Jupiter’s Great Red Spot has company. Meet the Great Cold Spot
Aurora may fuel colder mark in planet’s northern atmosphere
Jupiter’s got a second giant spot.
Called the Great Cold Spot, this dark mark is twice as big as Earth, but cooler and more fickle than the planet’s famous (and similarly sized) Great Red Spot. The cool spot sits in Jupiter’s northern regions, not far from the stunning northern aurora in the planet’s atmosphere. The aurora may play a role in creating the newly detected dark mark, researchers report online April 10 in Geophysical Research Letters.

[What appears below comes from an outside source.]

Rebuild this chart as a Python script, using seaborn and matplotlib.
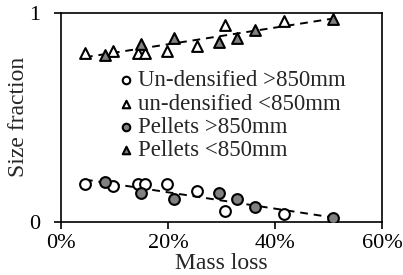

“We can’t be exactly sure how the spot forms,” says study coauthor Tom Stallard, a planetary scientist at the University of Leicester in England. “But we are sure it is there because we observed it numerous times.”
Stallard and colleagues got their first clue that the Great Cold Spot existed when they used the Very Large Telescope in Chile to study an ion of hydrogen in Jupiter’s atmosphere. While mapping the atmosphere’s temperature and density, the team discovered a region about 73 degrees Celsius cooler than the gas around it. Comparing the data with observations from the NASA Infrared Telescope Facility in Hawaii revealed that the dark mark had actually been seen in the same location for more than 15 years.
Though the mark shows up in the same place, its size and shape changes. “Sometimes it is clearly a spot,” Stallard says, “and sometimes it’s not so prominent.” Such shape-shifting may arise because the cool spot is tied to the influx of energetic particles into Jupiter’s atmosphere from the Jovian moon, Io, showers which help generate auroras. On Earth, auroras can produce vortices in the upper atmosphere that are cooler than the surrounding gas. The Great Cold Spot may be a similar kind of swirling weather system that waxes and wanes as the intensity of Jupiter’s northern aurora changes.“To see weather in this region of the atmosphere is weird,” says Planetary Science Institute researcher Jeffrey Morgenthaler, who is based in Maine. Researchers thought the temperature contrasts caused by the aurora would get smoothed out quickly, he says, so finding such a long-lived vortex in the upper layers of the atmosphere is unexpected.